-- EXERCISE TASK --
What is the number of lines containing the word "this"? Give that number alone.

-- RECORDS SHOWN --
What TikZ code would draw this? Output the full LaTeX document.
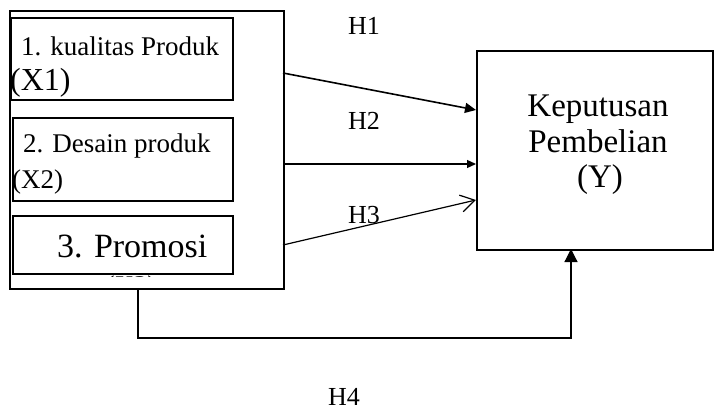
\documentclass[tikz,border=0pt]{standalone}
\usepackage{fontspec}
\setmainfont{Liberation Serif}
\usetikzlibrary{arrows.meta}
\begin{document}
\begin{tikzpicture}[x=1pt,y=-1pt,
  box/.style={draw, line width=1.6pt, inner sep=0pt, anchor=north west},
  outerbox/.style={draw, line width=2.4pt, inner sep=0pt, anchor=north west},
  txt/.style={inner sep=0pt, anchor=base west},
  ctxt/.style={inner sep=0pt, anchor=base},
  conn/.style={line width=1.2pt},
  hlabel/.style={inner sep=0pt, anchor=base west, font=\fontsize{26}{30}\selectfont}]
\useasboundingbox (0,0) rectangle (716,412);
% outer and inner boxes
\node[outerbox, minimum width=274pt, minimum height=278pt] (outer) at (9,10) {};
\node[box, minimum width=222pt, minimum height=82pt] (x1) at (10,17) {};
\node[box, minimum width=220pt, minimum height=83pt] (x2) at (12,117) {};
\node[box, minimum width=220pt, minimum height=58pt] (x3) at (12,215) {};
\node[box, minimum width=236pt, minimum height=199pt] (y) at (476,50) {};
% texts
\node[txt, font=\fontsize{27}{30}\selectfont] (t1) at (21,56) {1. kualitas Produk};
\node[txt, font=\fontsize{32}{36}\selectfont] (t1b) at (10,91) {(X1)};
\node[txt, font=\fontsize{27}{30}\selectfont] (t2) at (23,153) {2. Desain produk};
\node[txt, font=\fontsize{27}{30}\selectfont] (t2b) at (12,189) {(X2)};
\node[txt, font=\fontsize{34}{38}\selectfont] (t3) at (57,257) {3. Promosi};
\begin{scope}
  \clip (12,215) rectangle (232,276);
  \node[ctxt, font=\fontsize{27}{30}\selectfont] (t3b) at (131,294) {(X3)};
\end{scope}
\node[ctxt, font=\fontsize{33}{36}\selectfont] (ty1) at (598,117) {Keputusan};
\node[ctxt, font=\fontsize{33}{36}\selectfont] (ty2) at (598,153) {Pembelian};
\node[ctxt, font=\fontsize{33}{36}\selectfont] (ty3) at (600,187) {(Y)};
% labels
\node[hlabel] (h1) at (348,35) {H1};
\node[hlabel] (h2) at (348,129) {H2};
\node[hlabel] (h3) at (348,223) {H3};
\node[hlabel] (h4) at (328,405) {H4};
% connector ends
\coordinate (s1) at (283,73);
\coordinate (e1) at (476,110);
\coordinate (s2) at (283,164);
\coordinate (e2) at (476,164);
\coordinate (s3) at (283,245);
\coordinate (e3) at (476,200);
\coordinate (s4) at (138,288);
\coordinate (c4a) at (138,338);
\coordinate (c4b) at (571,338);
\coordinate (e4) at (571,249);
% connectors
\draw[conn, line width=1.6pt, -{Triangle[length=11pt,width=10pt]}] (s1) -- (e1);
\draw[conn, -{Triangle[length=9pt,width=8pt]}] (s2) -- (e2);
\draw[conn, -{Straight Barb[length=14pt,width=17pt]}] (s3) -- (e3);
\draw[conn, -{Triangle[length=13pt,width=13pt]}] (s4) -- (c4a) -- (c4b) -- (e4);
\end{tikzpicture}
\end{document}
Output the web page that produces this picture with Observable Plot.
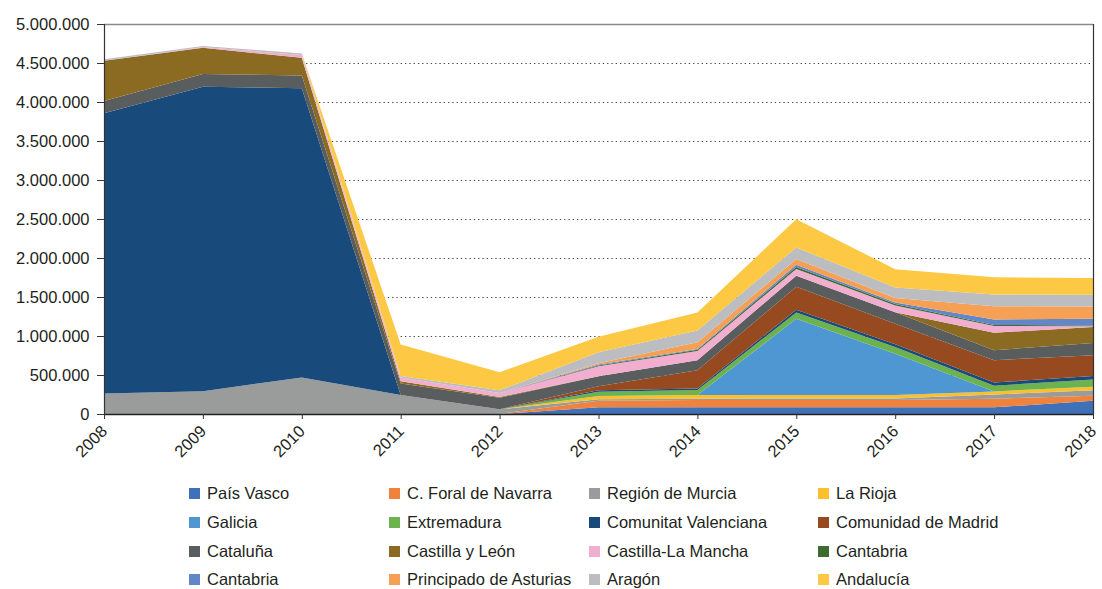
<!DOCTYPE html>
<html>
<head>
<meta charset="utf-8">
<script src="https://cdn.jsdelivr.net/npm/d3@7"></script>
<script src="https://cdn.jsdelivr.net/npm/@observablehq/plot@0.6"></script>
<style>
  body { margin: 0; background: #fff; font-family: "Liberation Sans", Arial, sans-serif; }
  #wrap { position: relative; width: 1102px; height: 589px; }
  .lg { position: absolute; display: flex; align-items: center; font-size: 16.5px; color: #231f20; white-space: nowrap; }
  .sw { width: 11px; height: 11px; margin-right: 7px; flex: none; }
</style>
</head>
<body>
<div id="wrap"></div>
<script>
const years = [2008, 2009, 2010, 2011, 2012, 2013, 2014, 2015, 2016, 2017, 2018];

const seriesNames = [
  "País Vasco", "C. Foral de Navarra", "Región de Murcia", "La Rioja",
  "Galicia", "Extremadura", "Comunitat Valenciana", "Comunidad de Madrid",
  "Cataluña", "Castilla y León", "Castilla-La Mancha", "Cantabria",
  "Cantabria", "Principado de Asturias", "Aragón", "Andalucía"
];

const seriesColors = [
  "#3f70b8", "#ef823c", "#9a9c9c", "#fcbf2e",
  "#4f97d2", "#6cb34f", "#184a7b", "#974a1f",
  "#5a5d5e", "#8b6b22", "#f2aecf", "#3e6b2f",
  "#6287c9", "#f6a055", "#bcbdc0", "#fdc843"
];

const paisVasco     = [0, 0, 0, 0, 0, 85000, 85000, 85000, 85000, 85000, 170000];
const navarra       = [0, 0, 0, 0, 0, 85000, 94000, 94000, 94000, 110000, 64000];
const murcia        = [264000, 293000, 468000, 242000, 60000, 20000, 17000, 20000, 20000, 55000, 72000];
const laRioja       = [0, 0, 0, 0, 0, 40000, 47000, 43000, 43000, 40000, 43000];
const galicia       = [0, 0, 0, 0, 0, 0, 0, 978000, 532000, 0, 0];
const extremadura   = [0, 0, 0, 0, 0, 55000, 64000, 81000, 85000, 72000, 94000];
const valenciana    = [3592000, 3903000, 3707000, 0, 0, 20000, 20000, 34000, 34000, 43000, 43000];
const madrid        = [0, 0, 0, 0, 0, 50000, 234000, 298000, 264000, 285000, 268000];
const cataluna      = [158000, 162000, 166000, 149000, 148000, 128000, 128000, 140000, 149000, 128000, 157000];
const castillaLeon  = [514000, 336000, 226000, 30000, 10000, 0, 0, 0, 0, 225000, 204000];
const castillaMancha= [0, 10000, 35000, 47000, 51000, 128000, 120000, 85000, 85000, 85000, 10000];
const cantabriaA    = [0, 0, 0, 0, 0, 10000, 15000, 26000, 20000, 13000, 10000];
const cantabriaB    = [0, 0, 0, 0, 0, 15000, 10000, 30000, 20000, 72000, 85000];
const asturias      = [0, 0, 0, 0, 0, 15000, 85000, 72000, 55000, 170000, 157000];
const aragon        = [20000, 15000, 20000, 20000, 34000, 140000, 153000, 149000, 136000, 149000, 153000];
const andalucia     = [0, 0, 0, 404000, 233000, 200000, 230000, 361000, 234000, 221000, 213000];

const seriesValues = [
  paisVasco, navarra, murcia, laRioja, galicia, extremadura, valenciana, madrid,
  cataluna, castillaLeon, castillaMancha, cantabriaA, cantabriaB, asturias, aragon, andalucia
];

const yTicks = d3.range(0, 5000001, 500000);
const gridTicks = d3.range(500000, 4500001, 500000);

const data = [];
seriesValues.forEach((vals, i) => {
  vals.forEach((v, j) => data.push({key: i, name: seriesNames[i], year: years[j], value: v, color: seriesColors[i]}));
});

const loc = d3.formatLocale({decimal: ",", thousands: ".", grouping: [3], currency: ["", ""]});
const fmt = loc.format(",d");

const chart = Plot.plot({
  width: 1102,
  height: 470,
  marginLeft: 104,
  marginRight: 9,
  marginTop: 24,
  marginBottom: 56,
  style: {fontFamily: '"Liberation Sans", Arial, sans-serif', fontSize: "16.5px", color: "#231f20", background: "#fff"},
  x: {domain: [2008, 2018], label: null},
  y: {domain: [0, 5000000], label: null},
  marks: [
    Plot.ruleY(gridTicks, {stroke: "#444", strokeWidth: 1.2, strokeDasharray: "1.3,3"}),
    Plot.areaY(data, {x: "year", y: "value", z: "key", fill: "color", curve: "linear"}),
    Plot.ruleY([5000000], {stroke: "#8a8a8a", strokeWidth: 1.5}),
    Plot.ruleX([2018], {stroke: "#333", strokeWidth: 1.2}),
    Plot.ruleX([2008], {stroke: "#333", strokeWidth: 1.2}),
    Plot.ruleY([0], {stroke: "#222", strokeWidth: 1.3}),
    Plot.axisY({ticks: yTicks, tickFormat: fmt, tickSize: 7, tickPadding: 8, label: null, stroke: "#333"}),
    Plot.axisX({ticks: years, tickSize: 5, tickFormat: () => "", label: null, stroke: "#333"}),
    Plot.axisX({ticks: years, tickFormat: d => String(d), tickSize: 0, tickPadding: 9, dy: 5, tickRotate: -45, label: null})
  ]
});

const wrap = document.getElementById("wrap");
wrap.appendChild(chart);

const colX = [189, 389, 589, 818];
const rowY = [493, 522, 551, 579];
seriesNames.forEach((n, i) => {
  const r = Math.floor(i / 4), c = i % 4;
  const el = document.createElement("div");
  el.className = "lg";
  el.style.left = colX[c] + "px";
  el.style.top = (rowY[r] - 10) + "px";
  el.style.height = "20px";
  el.innerHTML = `<span class="sw" style="background:${seriesColors[i]}"></span><span>${n}</span>`;
  wrap.appendChild(el);
});
</script>
</body>
</html>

-- WRITTEN SOLUTION --
2